Two-time Oscar nominee Viola Davis has added her voice to the ongoing row over diversity at the Academy Awards.
“It’s not the Oscars,” she said, “the Oscars are a symptom of a much greater issue and that’s the issue of the Hollywood movie-making system.”
She argued there should be more films with roles for actors of Black, Asian and minority ethnic backgrounds.
“The opportunity does not match the talent. There needs to be more opportunity. You have to invest in it.”
Last year, Davis became the first black actress to win an Emmy for best actress in a leading role on a TV drama, for her performance in How to Get Away With Murder.
At the time, The Help star gave an emotional acceptance speech which echoed her comments this week: “The only thing that separates women of colour from anyone else is opportunity. You cannot win an Emmy for roles that are simply not there.”
Davis is among a growing body of stars who have spoken out after all 20 acting nominations at this year’s Academy Awards went to white performers.
Oscar winner Reese Witherspoon expressed her “disappointment” on her Facebook page: “So disappointed that some of 2015’s best films, film-makers and performances were not recognised,” she wrote.
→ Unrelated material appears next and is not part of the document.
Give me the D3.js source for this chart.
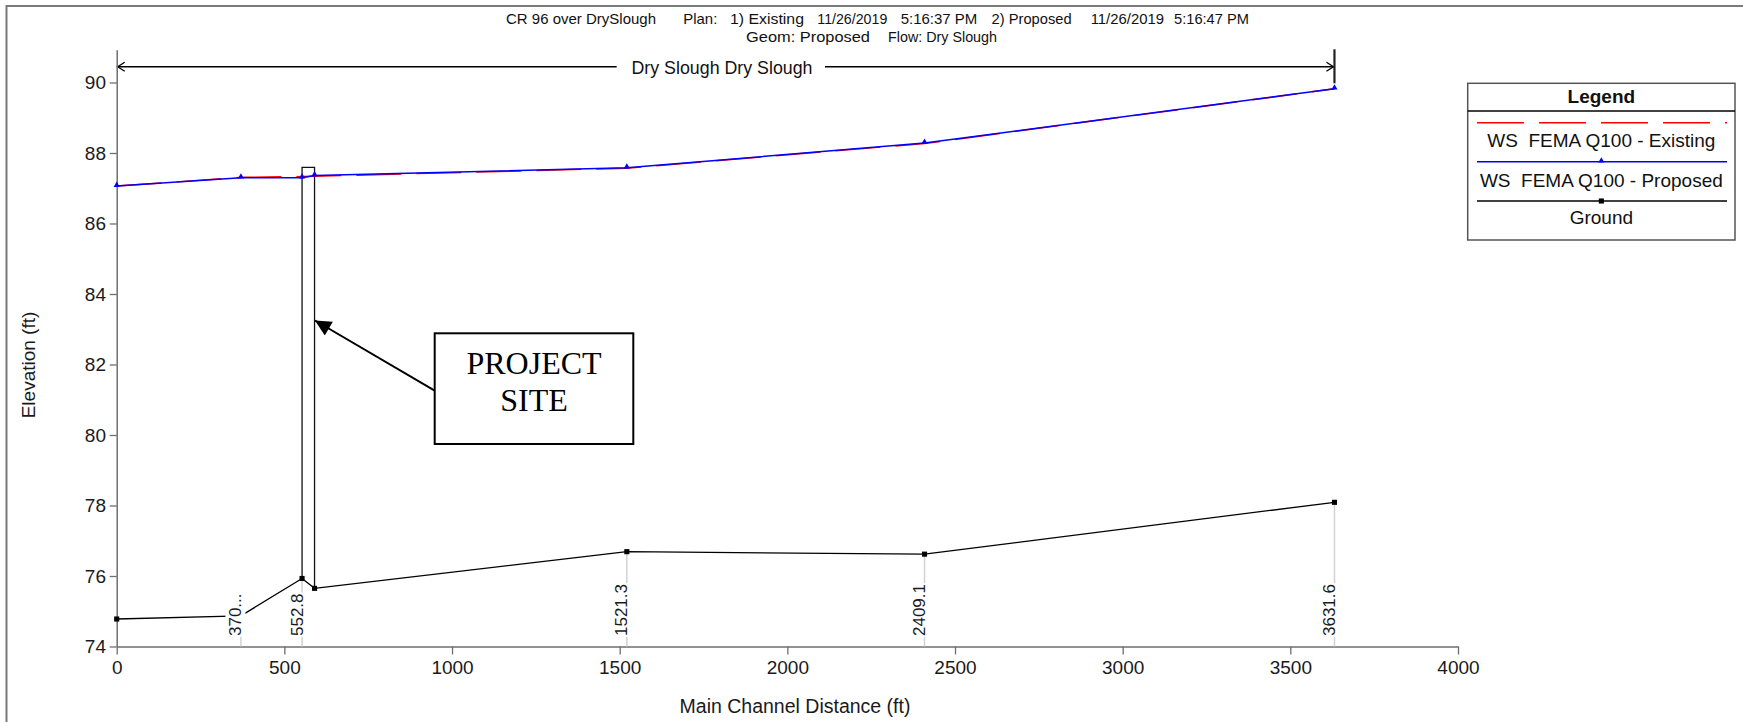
<!DOCTYPE html>
<html>
<head>
<meta charset="utf-8">
<script src="https://cdn.jsdelivr.net/npm/d3@7"></script>
<style>
  html, body { margin: 0; padding: 0; background: #fff; }
  svg { display: block; font-family: "Liberation Sans", Arial, sans-serif; }
  svg text { white-space: pre; }
</style>
</head>
<body>
<svg id="chart" width="1743" height="722"></svg>
<script>
// ---------------- DATA ----------------
const stations      = [0, 370.5, 552.8, 590, 1521.3, 2409.1, 3631.6];
const stationLabels = ["", "370...", "552.8", "", "1521.3", "2409.1", "3631.6"];
const wsExisting    = [87.06, 87.31, 87.33, 87.34, 87.57, 88.27, 89.82];
const wsProposed    = [87.06, 87.30, 87.30, 87.36, 87.58, 88.28, 89.82];
const ground        = [74.78, 74.87, 75.93, 75.65, 76.69, 76.62, 78.09];
const bridgeStations = [552.8, 590];
const bridgeTop      = 87.59;
const xTicksMajor = [0, 500, 1000, 1500, 2000, 2500, 3000, 3500, 4000];
const xTicksMinor = [250, 750, 1250, 1750, 2250, 2750, 3250, 3750];
const yTicksMajor = [74, 76, 78, 80, 82, 84, 86, 88, 90];
const yTicksMinor = [75, 77, 79, 81, 83, 85, 87, 89];
const xDomain = [0, 4000];
const yDomain = [74, 90.93];
const titleLine1 = ["CR 96 over DrySlough", "Plan:", "1) Existing", "11/26/2019", "5:16:37 PM",
                    "2) Proposed", "11/26/2019", "5:16:47 PM"];
const titleLine2 = ["Geom: Proposed", "Flow: Dry Slough"];
const reachLabel = "Dry Slough Dry Slough";
const legendTitle = "Legend";
const seriesNames = ["WS  FEMA Q100 - Existing", "WS  FEMA Q100 - Proposed", "Ground"];
const xTitle = "Main Channel Distance (ft)";
const yTitle = "Elevation (ft)";
const calloutText = ["PROJECT", "SITE"];

// ---------------- LAYOUT ----------------
const svg = d3.select("#chart");
const x = d3.scaleLinear().domain(xDomain).range([116.7, 1458]);
const y = d3.scaleLinear().domain(yDomain).range([646.5, 49.7]);
const axisColor = "#6e6e6e";

// outer frame (left & top visible)
svg.append("rect").attr("x", 6.5).attr("y", 6).attr("width", 1800).attr("height", 800)
  .attr("fill", "none").attr("stroke", "#7a7a7a").attr("stroke-width", 2);

// title
const t1pos = [[506,150],[683.3,34],[730,74],[817.3,70],[900.7,76.6],[991.6,80],[1090.7,73.3],[1174,75]];
titleLine1.forEach((s,i)=>{
  svg.append("text").attr("x", t1pos[i][0]).attr("y", 24).attr("font-size", 14.5)
    .attr("textLength", t1pos[i][1]).attr("lengthAdjust", "spacingAndGlyphs")
    .attr("fill", "#111").text(s);
});
const t2pos = [[746,124],[888,109]];
titleLine2.forEach((s,i)=>{
  svg.append("text").attr("x", t2pos[i][0]).attr("y", 41.5).attr("font-size", 14.5)
    .attr("textLength", t2pos[i][1]).attr("lengthAdjust", "spacingAndGlyphs")
    .attr("fill", "#111").text(s);
});

// reach arrow line
const xr0 = x(stations[0]), xr1 = x(stations[stations.length-1]);
const arrowY = 66.7;
svg.append("line").attr("x1", xr0).attr("x2", 616.7).attr("y1", arrowY).attr("y2", arrowY).attr("stroke", "#000").attr("stroke-width", 1.4);
svg.append("line").attr("x1", 825).attr("x2", xr1).attr("y1", arrowY).attr("y2", arrowY).attr("stroke", "#000").attr("stroke-width", 1.4);
svg.append("path").attr("d", `M${xr0+8},${arrowY-4.5}L${xr0+1},${arrowY}L${xr0+8},${arrowY+4.5}`).attr("fill","none").attr("stroke","#000").attr("stroke-width",1.3);
svg.append("path").attr("d", `M${xr1-8},${arrowY-4.5}L${xr1-1},${arrowY}L${xr1-8},${arrowY+4.5}`).attr("fill","none").attr("stroke","#000").attr("stroke-width",1.3);
svg.append("line").attr("x1", xr1).attr("x2", xr1).attr("y1", 49.3).attr("y2", 83.3).attr("stroke", "#222").attr("stroke-width", 2.2);
svg.append("text").attr("x", 722).attr("y", 74).attr("text-anchor","middle").attr("font-size", 17.5)
  .attr("textLength", 181).attr("lengthAdjust","spacingAndGlyphs").attr("fill","#111").text(reachLabel);

// axes
const xAxisG = svg.append("g").attr("transform", `translate(0,${y(yDomain[0])})`);
xAxisG.call(d3.axisBottom(x).tickValues(xTicksMinor).tickSize(5).tickSizeOuter(0).tickFormat(""));
xAxisG.call(d3.axisBottom(x).tickValues(xTicksMajor).tickSize(8).tickSizeOuter(0).tickPadding(6).tickFormat(d3.format("d")));
const yAxisG = svg.append("g").attr("transform", `translate(${x(xDomain[0])},0)`);
yAxisG.call(d3.axisLeft(y).tickValues(yTicksMinor).tickSize(4).tickSizeOuter(0).tickFormat(""));
yAxisG.call(d3.axisLeft(y).tickValues(yTicksMajor).tickSize(7).tickSizeOuter(0).tickPadding(3.7).tickFormat(d3.format("d")));
[xAxisG, yAxisG].forEach(g=>{
  g.selectAll("path.domain").attr("stroke", axisColor).attr("stroke-width", 1.5);
  g.selectAll(".tick line").attr("stroke", axisColor).attr("stroke-width", 1.3);
  g.selectAll(".tick text").attr("font-size", 19).attr("fill", "#1a1a1a")
    .attr("font-family", '"Liberation Sans", Arial, sans-serif');
});

// axis titles
svg.append("text").attr("x", 795).attr("y", 713).attr("text-anchor","middle").attr("font-size", 19.5)
  .attr("fill","#1a1a1a").text(xTitle);
svg.append("text").attr("transform", "translate(35,365) rotate(-90)").attr("text-anchor","middle")
  .attr("font-size", 19).attr("fill","#1a1a1a").text(yTitle);

// station guide lines
const idx = d3.range(stations.length);
svg.append("g").selectAll("line").data(idx.filter(i=>stationLabels[i]!=="")).join("line")
  .attr("x1", i=>x(stations[i])).attr("x2", i=>x(stations[i]))
  .attr("y1", i=>y(ground[i])).attr("y2", y(yDomain[0]))
  .attr("stroke", "#d2d2d2").attr("stroke-width", 1.5);

// bridge outline
const bi0 = stations.indexOf(bridgeStations[0]), bi1 = stations.indexOf(bridgeStations[1]);
svg.append("path")
  .attr("d", `M${x(bridgeStations[0])},${y(ground[bi0])}V${y(bridgeTop)}H${x(bridgeStations[1])}V${y(ground[bi1])}`)
  .attr("fill","none").attr("stroke","#111").attr("stroke-width",1.3);

// ground line
const line = d3.line().x(d=>x(d[0])).y(d=>y(d[1]));
svg.append("path").datum(idx.map(i=>[stations[i], ground[i]])).attr("d", line)
  .attr("fill","none").attr("stroke","#000").attr("stroke-width",1.3);
svg.append("g").selectAll("path").data(idx).join("path")
  .attr("transform", i=>`translate(${x(stations[i])},${y(ground[i])})`)
  .attr("d", d3.symbol().type(d3.symbolSquare).size(26)).attr("fill","#000");

// WS existing (red dashed)
svg.append("path").datum(idx.map(i=>[stations[i], wsExisting[i]])).attr("d", line)
  .attr("fill","none").attr("stroke","#ff0000").attr("stroke-width",1.5).attr("stroke-dasharray","45,15");
// WS proposed (blue)
svg.append("path").datum(idx.map(i=>[stations[i], wsProposed[i]])).attr("d", line)
  .attr("fill","none").attr("stroke","#0000ff").attr("stroke-width",1.5);
svg.append("g").selectAll("path").data(idx).join("path")
  .attr("transform", i=>`translate(${x(stations[i])},${y(wsProposed[i])-1})`)
  .attr("d", d3.symbol().type(d3.symbolTriangle).size(16)).attr("fill","#0000ff");

// station labels (with white background)
const labG = svg.append("g");
idx.filter(i=>stationLabels[i]!=="").forEach(i=>{
  const g = labG.append("g").attr("transform", `translate(${x(stations[i])+0.5},${y(yDomain[0])-10.5}) rotate(-90)`);
  const bg = g.append("rect").attr("fill","#fff");
  const t = g.append("text").attr("x",0).attr("y",0).attr("font-size",17).attr("fill","#1a1a1a").text(stationLabels[i]);
  const bb = t.node().getBBox();
  bg.attr("x", bb.x-1).attr("y", bb.y-1).attr("width", bb.width+2).attr("height", bb.height+1);
});

// legend
const lg = svg.append("g");
const L = {x0:1467.7, x1:1735, y0:83.3, y1:240};
lg.append("rect").attr("x",L.x0).attr("y",L.y0).attr("width",L.x1-L.x0).attr("height",L.y1-L.y0)
  .attr("fill","#fff").attr("stroke","#555").attr("stroke-width",1.5);
lg.append("line").attr("x1",L.x0).attr("x2",L.x1).attr("y1",111).attr("y2",111).attr("stroke","#000").attr("stroke-width",1.3);
const lcx = (L.x0+L.x1)/2;
lg.append("text").attr("x",lcx).attr("y",102.7).attr("text-anchor","middle").attr("font-size",19)
  .attr("font-weight","bold").attr("fill","#111").text(legendTitle);
const legLineY = [122.7, 161.7, 201];
const legTextY = [146.5, 186.5, 224];
const legStyles = [
  {stroke:"#ff0000", dash:"47,15", marker:null},
  {stroke:"#0000ff", dash:null, marker:d3.symbolTriangle},
  {stroke:"#000000", dash:null, marker:d3.symbolSquare}
];
seriesNames.forEach((name,i)=>{
  const st = legStyles[i];
  const ln = lg.append("line").attr("x1",1477).attr("x2",1727).attr("y1",legLineY[i]).attr("y2",legLineY[i])
    .attr("stroke",st.stroke).attr("stroke-width",1.5);
  if (st.dash) ln.attr("stroke-dasharray", st.dash);
  if (st.marker) lg.append("path").attr("transform",`translate(${lcx},${legLineY[i]-(i===1?1:0)})`)
    .attr("d", d3.symbol().type(st.marker).size(i===1?16:26)).attr("fill",st.stroke);
  lg.append("text").attr("x",lcx).attr("y",legTextY[i]).attr("text-anchor","middle").attr("font-size",19)
    .attr("xml:space","preserve").attr("fill","#111").text(name);
});

// project site callout
svg.append("defs").append("marker").attr("id","ah").attr("viewBox","0 0 10 10").attr("refX",10).attr("refY",5)
  .attr("markerWidth",9).attr("markerHeight",8).attr("markerUnits","strokeWidth").attr("orient","auto")
  .append("path").attr("d","M0,0L10,5L0,10Z").attr("fill","#000");
svg.append("line").attr("x1",434.7).attr("y1",390.7).attr("x2",315).attr("y2",320.5)
  .attr("stroke","#000").attr("stroke-width",2).attr("marker-end","url(#ah)");
svg.append("rect").attr("x",434.7).attr("y",333.3).attr("width",198.6).attr("height",110.7)
  .attr("fill","#fff").attr("stroke","#000").attr("stroke-width",2);
svg.append("text").attr("x",534).attr("y",374).attr("text-anchor","middle").attr("font-size",32)
  .attr("font-family",'"Liberation Serif", "Times New Roman", serif').attr("fill","#000").text(calloutText[0]);
svg.append("text").attr("x",534).attr("y",410.7).attr("text-anchor","middle").attr("font-size",32)
  .attr("font-family",'"Liberation Serif", "Times New Roman", serif').attr("fill","#000").text(calloutText[1]);
</script>
</body>
</html>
“Nothing can diminish the quality of their work, but these film-makers deserve recognition. As an Academy member, I would love to see a more diverse voting membership.”
But double Oscar-winner, Sir Michael Caine, advised black actors to “be patient”.
“There’s loads of black actors. In the end you can’t vote for an actor because he’s black. You can’t say ‘I’m going to vote for him, he’s not very good, but he’s black, I’ll vote for him’,” he told BBC Radio 4’s Today.
“You have to give a good performance and I’m sure people have. I saw Idris Elba [in Beasts Of No Nation]… I thought he was wonderful.
“Of course it will come. It took me years to get an Oscar, years,” he added.
On Thursday, former Oscar nominee Will Smith joined his wife Jada Pinkett Smith and director Spike Lee in boycotting this year’s Oscar ceremony on 26 February.
Speaking at Davos, musician and actor Will.i.am was asked if he considered there to be diversity problem in the music and film industry: “I have a very long answer to that. The things that they’re rallying against are true, there is… diversity issues… but… the people that are actually rallying are very powerful, and they could create their own Academy, so I go for – start your own Academy.”
Actors Mark Ruffalo and Dustin Hoffman have backed colleagues boycotting the Oscars, while Quincy Jones has demanded to “speak for five minutes on the lack of diversity” at the ceremony, or he will refuse to fulfil his role as a presenter.
Fast and Furious star Tyrese Gibson and rapper 50 Cent have called on Chris Rock to step down as Oscars host in the wake of the furore.
At the opening of the Sundance Film Festival, founder Robert Redford – who is himself an Oscar winner and four-time nominee – refused to be drawn directly on the Oscars controversy, but stressed one of the fundamental tenets of Sundance was diversity.
“There’s always a tendency, it seems, to label things and speak out against things, but I want to make it clear that I’m not against the mainstream,” he said.
“I’ve been a part of that and very happy to have been a part of that. I’m not against mainstream, this is just meant to broaden the film industry … give audiences more choices.”